Mas ficou realmente muito desgostoso com a Política, com a vida pública, com as atitudes dos novos donos do Poder — e não quis saber de retornar ao Tribunal, mesmo depois da restauração deste.
Em Comparação com Outros Estados — Não obstante esses atos atrabiliários, é incrível constatar como se fez razoavelmente pacífica na Paraíba a transição da Monarquia para a República, e como também seria menos violenta, em comparação com outras partes do país, a transição dos desmandos do período de Deodoro da Fonseca para os desmandos do consulado Floriano Peixoto, entre trancos e barrancos (sobretudo trancos) o verdadeiro consolidador da República.

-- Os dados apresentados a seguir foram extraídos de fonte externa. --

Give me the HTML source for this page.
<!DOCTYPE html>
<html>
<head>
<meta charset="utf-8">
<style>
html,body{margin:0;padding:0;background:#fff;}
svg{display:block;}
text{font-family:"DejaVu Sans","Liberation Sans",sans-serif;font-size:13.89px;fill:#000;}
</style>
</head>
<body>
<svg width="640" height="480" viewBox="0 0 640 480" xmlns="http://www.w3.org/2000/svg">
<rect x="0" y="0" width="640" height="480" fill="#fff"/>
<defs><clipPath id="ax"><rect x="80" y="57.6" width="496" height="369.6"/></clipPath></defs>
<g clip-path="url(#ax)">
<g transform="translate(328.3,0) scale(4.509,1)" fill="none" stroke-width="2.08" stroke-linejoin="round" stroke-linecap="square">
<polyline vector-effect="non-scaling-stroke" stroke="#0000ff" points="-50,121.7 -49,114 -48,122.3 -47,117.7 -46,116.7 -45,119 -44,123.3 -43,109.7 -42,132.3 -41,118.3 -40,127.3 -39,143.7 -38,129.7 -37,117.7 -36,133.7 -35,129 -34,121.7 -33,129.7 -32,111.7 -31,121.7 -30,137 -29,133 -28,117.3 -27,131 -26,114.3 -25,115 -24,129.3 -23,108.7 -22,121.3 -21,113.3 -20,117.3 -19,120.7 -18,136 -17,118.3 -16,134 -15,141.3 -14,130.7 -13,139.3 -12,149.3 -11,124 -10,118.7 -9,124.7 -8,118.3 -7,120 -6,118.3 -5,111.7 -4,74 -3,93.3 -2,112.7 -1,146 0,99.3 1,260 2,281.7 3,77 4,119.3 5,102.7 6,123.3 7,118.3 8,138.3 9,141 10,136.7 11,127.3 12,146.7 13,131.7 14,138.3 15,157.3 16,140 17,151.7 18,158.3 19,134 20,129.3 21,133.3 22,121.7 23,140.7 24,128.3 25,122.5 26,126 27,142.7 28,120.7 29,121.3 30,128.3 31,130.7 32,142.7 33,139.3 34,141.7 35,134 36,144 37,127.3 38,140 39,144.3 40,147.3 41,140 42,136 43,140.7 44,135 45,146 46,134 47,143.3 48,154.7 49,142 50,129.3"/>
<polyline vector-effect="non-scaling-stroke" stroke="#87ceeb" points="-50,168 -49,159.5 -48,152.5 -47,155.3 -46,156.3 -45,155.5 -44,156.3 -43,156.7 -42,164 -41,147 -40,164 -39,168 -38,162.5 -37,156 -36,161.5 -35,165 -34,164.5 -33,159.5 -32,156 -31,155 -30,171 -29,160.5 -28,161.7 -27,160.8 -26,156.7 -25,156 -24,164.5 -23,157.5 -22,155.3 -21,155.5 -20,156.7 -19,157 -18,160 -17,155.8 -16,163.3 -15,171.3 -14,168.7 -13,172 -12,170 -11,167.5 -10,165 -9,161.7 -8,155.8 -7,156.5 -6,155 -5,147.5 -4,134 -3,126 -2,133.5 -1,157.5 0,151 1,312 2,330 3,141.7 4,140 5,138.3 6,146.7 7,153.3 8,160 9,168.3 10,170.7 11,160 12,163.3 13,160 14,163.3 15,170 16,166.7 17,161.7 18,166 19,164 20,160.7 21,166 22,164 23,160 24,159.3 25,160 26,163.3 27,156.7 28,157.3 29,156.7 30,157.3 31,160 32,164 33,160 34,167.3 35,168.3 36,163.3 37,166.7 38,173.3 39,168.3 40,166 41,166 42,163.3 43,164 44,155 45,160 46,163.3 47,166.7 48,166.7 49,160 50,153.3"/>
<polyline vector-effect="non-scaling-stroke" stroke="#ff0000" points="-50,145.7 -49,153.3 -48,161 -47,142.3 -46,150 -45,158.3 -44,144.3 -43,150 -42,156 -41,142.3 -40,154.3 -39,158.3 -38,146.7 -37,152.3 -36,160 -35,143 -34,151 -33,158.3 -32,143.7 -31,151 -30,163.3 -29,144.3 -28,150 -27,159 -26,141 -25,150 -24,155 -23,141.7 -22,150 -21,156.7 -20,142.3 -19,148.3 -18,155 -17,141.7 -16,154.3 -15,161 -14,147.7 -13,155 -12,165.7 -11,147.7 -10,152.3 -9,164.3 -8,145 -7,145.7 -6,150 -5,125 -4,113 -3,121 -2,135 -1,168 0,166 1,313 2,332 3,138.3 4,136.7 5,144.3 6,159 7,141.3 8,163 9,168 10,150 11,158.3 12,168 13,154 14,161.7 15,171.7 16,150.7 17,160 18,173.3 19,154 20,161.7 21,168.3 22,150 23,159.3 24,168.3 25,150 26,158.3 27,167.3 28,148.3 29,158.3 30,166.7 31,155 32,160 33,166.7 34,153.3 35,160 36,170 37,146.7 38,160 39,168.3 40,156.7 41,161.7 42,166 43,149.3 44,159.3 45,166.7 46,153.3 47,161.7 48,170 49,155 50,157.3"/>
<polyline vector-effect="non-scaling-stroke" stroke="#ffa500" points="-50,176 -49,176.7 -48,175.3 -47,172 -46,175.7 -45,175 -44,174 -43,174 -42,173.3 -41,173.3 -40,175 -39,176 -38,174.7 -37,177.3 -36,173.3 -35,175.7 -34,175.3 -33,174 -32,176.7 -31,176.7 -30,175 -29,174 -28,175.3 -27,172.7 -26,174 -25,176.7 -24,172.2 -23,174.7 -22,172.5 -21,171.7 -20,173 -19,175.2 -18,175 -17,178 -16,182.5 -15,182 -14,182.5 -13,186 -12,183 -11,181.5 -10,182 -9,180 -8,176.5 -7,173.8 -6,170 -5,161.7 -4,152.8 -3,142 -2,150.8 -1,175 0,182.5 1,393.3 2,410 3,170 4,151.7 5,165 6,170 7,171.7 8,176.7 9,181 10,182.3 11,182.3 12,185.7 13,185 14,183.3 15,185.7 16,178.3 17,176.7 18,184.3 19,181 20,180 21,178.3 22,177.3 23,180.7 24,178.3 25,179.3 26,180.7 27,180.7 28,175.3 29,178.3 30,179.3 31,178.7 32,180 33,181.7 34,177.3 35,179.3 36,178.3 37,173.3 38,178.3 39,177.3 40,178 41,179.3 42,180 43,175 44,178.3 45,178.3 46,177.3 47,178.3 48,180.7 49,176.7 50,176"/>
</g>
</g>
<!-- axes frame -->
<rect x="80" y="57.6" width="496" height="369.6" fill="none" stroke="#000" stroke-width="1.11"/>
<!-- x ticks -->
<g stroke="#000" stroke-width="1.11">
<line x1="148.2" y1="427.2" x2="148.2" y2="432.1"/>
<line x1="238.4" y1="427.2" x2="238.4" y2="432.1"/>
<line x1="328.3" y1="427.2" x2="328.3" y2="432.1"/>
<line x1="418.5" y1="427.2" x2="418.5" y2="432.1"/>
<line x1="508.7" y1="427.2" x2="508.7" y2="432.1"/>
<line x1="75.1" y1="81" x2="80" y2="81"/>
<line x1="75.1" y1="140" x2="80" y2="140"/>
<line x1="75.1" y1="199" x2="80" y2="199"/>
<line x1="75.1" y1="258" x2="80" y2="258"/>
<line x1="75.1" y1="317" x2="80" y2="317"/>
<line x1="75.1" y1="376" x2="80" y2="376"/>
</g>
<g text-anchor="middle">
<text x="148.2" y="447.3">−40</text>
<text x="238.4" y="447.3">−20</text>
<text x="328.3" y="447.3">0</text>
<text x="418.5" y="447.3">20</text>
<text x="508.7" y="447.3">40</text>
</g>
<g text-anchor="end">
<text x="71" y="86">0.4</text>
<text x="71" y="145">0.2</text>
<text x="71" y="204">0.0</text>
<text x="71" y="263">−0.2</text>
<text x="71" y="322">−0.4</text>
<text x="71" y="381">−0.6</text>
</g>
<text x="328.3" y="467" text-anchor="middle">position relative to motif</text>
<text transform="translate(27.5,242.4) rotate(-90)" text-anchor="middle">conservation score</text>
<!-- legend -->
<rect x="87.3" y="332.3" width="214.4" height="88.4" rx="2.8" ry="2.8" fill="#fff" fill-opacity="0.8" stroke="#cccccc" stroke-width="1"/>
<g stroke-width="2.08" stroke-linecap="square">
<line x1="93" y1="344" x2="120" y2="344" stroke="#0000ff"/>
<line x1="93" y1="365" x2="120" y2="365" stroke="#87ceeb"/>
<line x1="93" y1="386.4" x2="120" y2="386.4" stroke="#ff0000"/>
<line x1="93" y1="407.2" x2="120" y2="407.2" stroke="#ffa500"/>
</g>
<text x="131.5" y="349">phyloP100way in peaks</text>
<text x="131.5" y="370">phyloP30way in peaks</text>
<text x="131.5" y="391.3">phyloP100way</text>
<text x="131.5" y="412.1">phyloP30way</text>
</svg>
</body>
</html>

Aqui, como no informativo Judiciarius, o leitor terá oportunidade de acompanhar de perto a História dos primórdios do Tribunal de Justiça da Paraíba — uma História de conquistas, sim, mas também de vicissitudes, momentos de extrema tensão e acontecimentos por vezes inacreditáveis para os padrões modernos do Poder Judiciário.
Presença da Paraíba no Plano Federal — Embora o movimento republicano não se apresentasse forte, na Paraíba de então (não obstante o grande número de talentosos e idealistas paraibanos que, aqui, em Recife e no Rio de Janeiro, lutavam, em plena Monarquia, pelo advento da República), é impressionante constatar a marcante presença de representantes de nossa antiga Província junto aos Poderes emergentes do novel Governo republicano em nível nacional.
Essas figuras, amigas de Deodoro e/ou de Floriano, tiveram superior influência nos acontecimentos que determinariam a posse (e também a derrubada) do governador Venâncio Neiva, assim como na ascensão do sucessor dele, o major-instrutor de engenheiros Álvaro Lopes Machado — segundo Governador republicano da Paraíba e responsável pela restauração do dissolvido Tribunal.